The term did have religious foundations, however. Catholics for at least a generation had been talking about “right to life,” and occasionally “pro-life,” in ways that were not so different from the language Francis’s encyclical — meaning a respect for everything and everyone living, including and especially the poor. Abortion was included in this worldview, which in the years after Roe prompted American Catholics who hoped to overturn that decision to form an unlikely, but pragmatic, alliance with evangelicals in the years leading up to the 1980 election. But the force known as “the religious right” was mostly driven not by the Catholics but by the evangelicals, who, at the time (and unlike their Catholic partners), were less worried about the dignity and rights of of unborn children and more worried about the influence of what they called “secularism” and the protection of “family values,” a bouquet of concerns that included a loathing of feminism and female independence, as well as a Bible-based censoriousness concerning divorce, bad language, premarital sex, pornography, the welfare state, and homosexuality.

The religious right borrowed “pro-life” as their slogan, derived from Catholic terms like “right to life,” “sanctity of life,” and “culture of life,” and as the movement grew in numbers and political power, largely under the leadership of Jerry Falwell and the Moral Majority together with lobbying groups in Washington, the bedrock — and radical, even leftist — Catholic connotations of the term became invisible.

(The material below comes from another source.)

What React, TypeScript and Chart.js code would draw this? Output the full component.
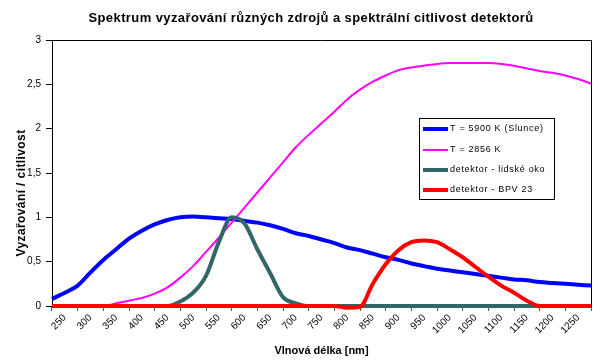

Instead, the phrase came to signal a whole, socially conservative worldview — and more than that, an idealized vision of a time before the current moment, when intact, churchgoing families respected authorities and had faith in institutions. “Pro-life” meant, really, “pro simpler times.” As the University of West Georgia historian Daniel Williams remarks in a scholarly article published in April in the journal Religions, “By the end of the twentieth century, even many Catholics had come to view the pro-life cause as a movement to protect the family and preserve a traditional view of sexuality, and they began linking their cause not to antiwar activism or the politics of the left, but to a conservative sexual ethic.”

Before Roe, right-to-lifers were Catholic liberals, often Democrats, whose priorities aligned with those of the New Deal. Ethel Kennedy was an early pro-lifer, a Democrat opposed to abortion as part of her Catholic conviction that all people — including those with physical and mental disabilities — deserved fair treatment and respect. As far back as 1947, a group of Catholics under the auspices of the National Catholic Welfare Conference sent a list of what it saw as essential human rights to the United Nations. These were not the priorities of the religious right of the 1970s and ‘80s — they had nothing to do with sexual mores and family life — but much more aligned with labor unions or the Occupy movement. These “pro-lifers” demanded “the right to a living wage,” and “the right to collective bargaining,” the right to care and education for all children — and “the right to life and bodily integrity from the moment of conception,” which is to say the right not to be aborted.

In 1960, in their book Summerhill: A Radical Approach to Child-rearing, the non-Catholic authors Erich Fromm and A.S. Neill even used “pro-life,” then a much less common term, to describe the ideal of a tolerant and nonviolent citizenry — and a set of values that appear to be in direct opposition to those of the pro-lifers of the next generation. “No pro-life parent or teacher would ever strike a child. No pro-life citizen would tolerate our penal code, our hangings, our punishment of homosexuals, our attitude toward bastardy.” In 1971, the Chicago Tribune ran a story about a student group at the University of Minnesota called SOUL. The leaders of SOUL argued that if you were against the war in Vietnam, you had to be against abortion, too. “To be ‘pro life’ you have to be for all life.’ Until the emergence of the powerful religious right, in other words, the term was a term of the left, meant to denote a Catholic view of the sanctity of life, with an emphasis on justice and dignity for all. 

In recent years, the left has tried to reclaim “pro-life.” Anti-death-penalty activists have started to point out the natural tensions in the positions of so many on the right who support it: How can a fetus retain a “right to life” when a living, breathing person can’t? “You can’t reconcile being pro-life on abortion and pro-death on the death penalty. Almost all the early Christian Fathers were opposed to the death penalty, even though it was of course standard practice across the ancient world,” wrote the Anglican theologian N.T. Wright in 2011. Gun-control activists have begun to say that they’re “pro -life,” too, a position that flies in the face of the usual Republican party stance. “Those who consider themselves religious or pro-life must be invited to see that the desire to prevent gun-related deaths is part of the religious defense of the dignity of all life,” wrote Father James Martin in the Jesuit magazine America after the shootings in Newtown, Connecticut.  

Most interesting, though, are the growing numbers of Americans who say they support abortion rights and also call themselves “pro-life.” It’s as if the Reagan era meaning has been exposed for what it is — a political mantra meant to hold uneasy coalitions together — and the term has been allowed to breathe again. More than two thirds of Americans say they support Roe, the highest number to date, and yet growing numbers of us prefer to call ourselves “pro-life.” (Who, after all, would say they’re “against life”?) Research done in 2013 shows that more than a third of people who say they’re “pro-life” would oppose the overturning of Roe. Americans want abortion protection, in other words; it’s just that they see that questions of “life,” as well as those of “justice” — whose lives are most at stake and whose are vulnerable in situations like abortion — are not always entirely clear. It’s as if Americans are rejecting “pro-life” as a political meme and taking it up, again, as a theological one.